他右手不能动,左手输液,危煦一个横草不拿竖草不拈的少爷,天天亲自给他喂食,他有些别扭,只好各种天南海北的乱侃,试图淡化两人之间有些莫名诡异的气氛。
郁舒右肩伤到骨头,危煦坚持让他住院半个月,由最好的医生看护治疗,他自己天天守着,也不觉得无聊。
郁舒终于忍不住了,危煦不正常,他揶揄的说:"煦少爷,你最近怎么不出去啊?不无聊吗?各位小宝贝们好久不见你,跟别人跑了怎么办?"
说完这话,他实际心中钝痛。
危煦削着苹果,漫不经心说:"他们哪有你重要?陪你不无聊,再说了,你不是一直在讲笑话吗?很有趣啊。"这句话说的不着调,但他是真心的。
危煦偷偷看一眼郁舒,人家躺着一动不动,压根没太当回事。
危煦郁闷了,一刀削掉半个苹果。
郁舒出院之后,还有一段恢复期,危煦浪惯了,可他回家之后,居然没往外跑,乖乖在家,没事就拉着郁舒打游戏,直到这天夜晚,他摸进了隔壁郁舒的房间,打破了持续半个月的平静。
危煦刚有动静,躺在床上的郁舒倏然睁眼,他这是要出去?虽然伤没全好,但他还是极其敬业的窜起来,全副武装,迅速来到门口,正好对上要敲门的危煦。
危煦手停在半空中,看他紧张兮兮的,郁舒问:"家里很安全,不用担心——你找我,是要出去?"
危煦摸了摸鼻子,心虚道:"不是,我来找你……睡觉。"
嗯?
郁舒一愣,危煦才反应过来这话说得不像样,但说都说了,他索性梗着脖子道:"我睡不着,在医院和你睡惯了,你陪我。
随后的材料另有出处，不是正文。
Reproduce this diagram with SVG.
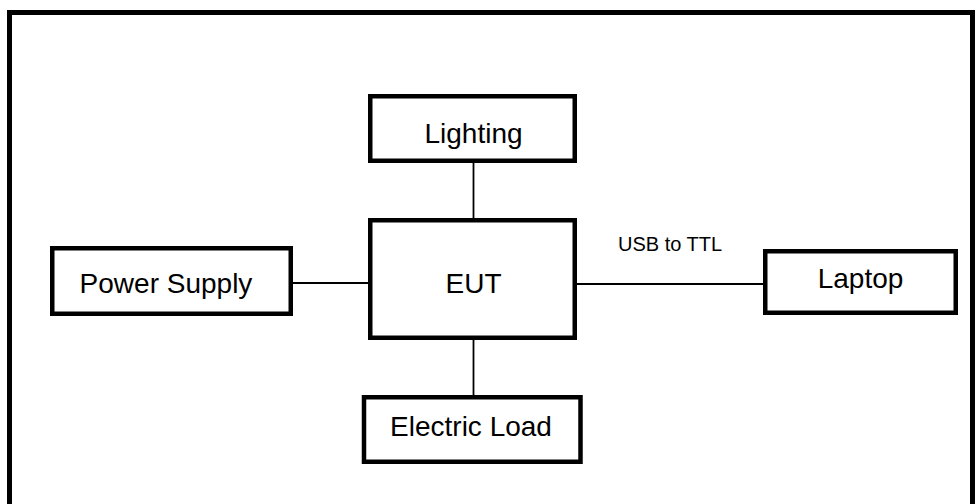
<svg xmlns="http://www.w3.org/2000/svg" width="980" height="504" viewBox="0 0 980 504">
<style>
.box{fill:#fff;stroke:#000;stroke-width:4.5}
.lbl{font-family:"Liberation Sans",Arial,sans-serif;font-size:28px;fill:#000;text-anchor:middle}
.small{font-family:"Liberation Sans",Arial,sans-serif;font-size:20px;fill:#000}
.conn{stroke:#000;stroke-width:1.8;fill:none}
</style>
<rect width="980" height="504" fill="#fff"/>
<path d="M9.5 510 V12.5 H972.5 V510" fill="none" stroke="#000" stroke-width="5"/>
<g id="connectors">
<line class="conn" x1="473.5" y1="163" x2="473.5" y2="218"/>
<line class="conn" x1="473.5" y1="340" x2="473.5" y2="395"/>
<line class="conn" x1="293" y1="283" x2="368" y2="283"/>
<line class="conn" x1="577" y1="284" x2="763" y2="284"/>
<text class="small" x="618" y="251">USB to TTL</text>
</g>
<g id="lighting">
<rect class="box" x="370.25" y="96.25" width="204.5" height="64.5"/>
<text class="lbl" x="473.5" y="143">Lighting</text>
</g>
<g id="eut">
<rect class="box" x="370.25" y="220.25" width="204.5" height="117.5"/>
<text class="lbl" x="473.5" y="293">EUT</text>
</g>
<g id="power-supply">
<rect class="box" x="52.25" y="248.25" width="238.5" height="65.5"/>
<text class="lbl" x="166" y="293">Power Supply</text>
</g>
<g id="laptop">
<rect class="box" x="765.25" y="251.25" width="190.5" height="61.5"/>
<text class="lbl" x="860.5" y="288">Laptop</text>
</g>
<g id="electric-load">
<rect class="box" x="364" y="397.25" width="216.5" height="64.5"/>
<text class="lbl" x="471" y="436">Electric Load</text>
</g>
</svg>
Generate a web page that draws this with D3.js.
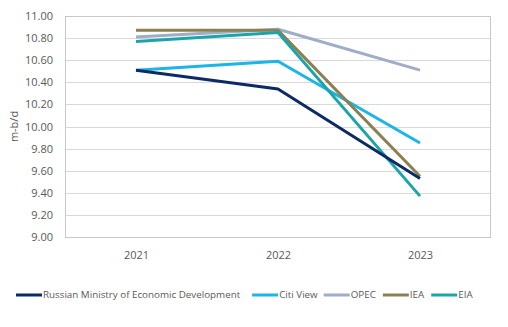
<!DOCTYPE html>
<html>
<head>
<meta charset="utf-8">
<script src="https://cdn.jsdelivr.net/npm/d3@7"></script>
<style>
  body { margin: 0; background: #fff; }
  svg text { font-family: "Open Sans", sans-serif; fill: #595959; }
</style>
</head>
<body>
<svg id="chart"></svg>
<script>
var years = ["2021", "2022", "2023"];
var seriesNames = ["Russian Ministry of Economic Development", "Citi View", "OPEC", "IEA", "EIA"];
var russia = [10.51, 10.34, 9.53];
var citi = [10.51, 10.59, 9.85];
var opec = [10.81, 10.88, 10.51];
var iea = [10.87, 10.87, 9.55];
var eia = [10.77, 10.85, 9.37];
var colors = ["#0b2a66", "#1bb6e6", "#9fadc8", "#8a8052", "#1ba5ab"];
var yTicks = [9.0, 9.2, 9.4, 9.6, 9.8, 10.0, 10.2, 10.4, 10.6, 10.8, 11.0];

var width = 508, height = 327;
var margin = {top: 16, right: 17, bottom: 90, left: 65};

var svg = d3.select("#chart")
    .attr("width", width)
    .attr("height", height);

var x = d3.scalePoint()
    .domain(years)
    .range([margin.left, width - margin.right])
    .padding(0.5);

var y = d3.scaleLinear()
    .domain([9, 11])
    .range([height - margin.bottom, margin.top]);

// horizontal gridlines
svg.append("g").selectAll("line")
    .data(yTicks)
    .enter().append("line")
    .attr("x1", margin.left)
    .attr("x2", width - margin.right)
    .attr("y1", function(d) { return Math.round(y(d)) + 0.5; })
    .attr("y2", function(d) { return Math.round(y(d)) + 0.5; })
    .style("stroke", "#d9d9d9")
    .style("stroke-width", 1);

// plot frame
svg.append("rect")
    .attr("x", margin.left + 0.5)
    .attr("y", margin.top + 0.5)
    .attr("width", width - margin.left - margin.right - 1)
    .attr("height", height - margin.top - margin.bottom)
    .style("fill", "none")
    .style("stroke", "#c8c8c8");

var yAxis = svg.append("g")
    .attr("transform", "translate(" + margin.left + ",0)")
    .call(d3.axisLeft(y).tickValues(yTicks).tickFormat(d3.format(".2f")).tickSize(0).tickPadding(12));
yAxis.select(".domain").remove();
yAxis.selectAll("text").style("font-size", "11px");

var xAxis = svg.append("g")
    .attr("transform", "translate(0," + (height - margin.bottom) + ")")
    .call(d3.axisBottom(x).tickSize(0).tickPadding(14));
xAxis.select(".domain").remove();
xAxis.selectAll("text").style("font-size", "11px");

svg.append("text")
    .attr("transform", "translate(18," + ((margin.top + height - margin.bottom) / 2) + ") rotate(-90)")
    .attr("text-anchor", "middle")
    .style("font-size", "11px")
    .text("m-b/d");

var allSeries = [russia, citi, opec, iea, eia];
var line = d3.line()
    .x(function(d, i) { return x(years[i]); })
    .y(function(d) { return y(d); });

// drawn back to front so the Russian line ends up on top of the others
var order = [2, 1, 3, 4, 0];
svg.append("g").selectAll("path")
    .data(order)
    .enter().append("path")
    .attr("d", function(k) { return line(allSeries[k]); })
    .style("fill", "none")
    .style("stroke", function(k) { return colors[k]; })
    .style("stroke-width", 3)
    .style("stroke-linejoin", "round");

// legend: swatch + label, each entry placed after the previous label
var legendGaps = [16, 12, 6, 7, 7];
var legend = svg.append("g");
var cursor = 0;
seriesNames.forEach(function(name, i) {
    cursor += legendGaps[i];
    var item = legend.append("g").attr("transform", "translate(" + cursor + ",295)");
    item.append("line")
        .attr("x1", 0).attr("x2", 26)
        .style("stroke", colors[i])
        .style("stroke-width", 3);
    var label = item.append("text")
        .attr("x", 27)
        .attr("dy", "0.35em")
        .style("font-size", "9.8px")
        .text(name);
    cursor += 27 + label.node().getComputedTextLength();
});
</script>
</body>
</html>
"
郁舒脸色卡了一下,嘴角一抽,内心狂跳,少爷啊,你到底要干什么?玩儿我也要有个限度。
但郁舒看着危煦精致漂亮、雌雄莫辩的脸,又微不可查扫了他身体一眼,修长健美,不是肌肉力量型,是那种骨肉均亭招人喜欢的美男款。
他没出息的侧身让路,放危煦进来,哎,美色误我啊。
郁舒一般和衣而睡,因为要随时准备应对突发情况,他不敢主动招惹危煦,怕自己先沦陷,于是日常不着调的开了几句玩笑,随后就背对着他躺下了。
倒是危煦小心翼翼摸着郁舒健美有力的后脊背,一点点按在右肩上,"还疼吗?"
郁舒身子一僵,危煦手一碰他,温热的呼吸拍打在脖颈,让他起反应了!不止该死的雌穴绞紧流水,阴茎也勃起了。
他咬牙道:"不疼……"
察觉郁舒身体僵硬,危煦有点拿不实他到底是身体太敏感,还是对他的冒犯生气了,这人是个真性情的,惹急了,才管你是谁,谁的面子也不给,照揍不误。
去年族叔家那个不争气的儿子非要抢危煦看上的一辆车,本来没什么,但仅有一辆,可让一让就算了,危煦也不是非要不可,偏那小子嘴里不干净,骂了危煦,郁舒直接将人干翻,崩掉了两颗门牙,随后利利落落把危煦往车里一按,启动车子扬长而去。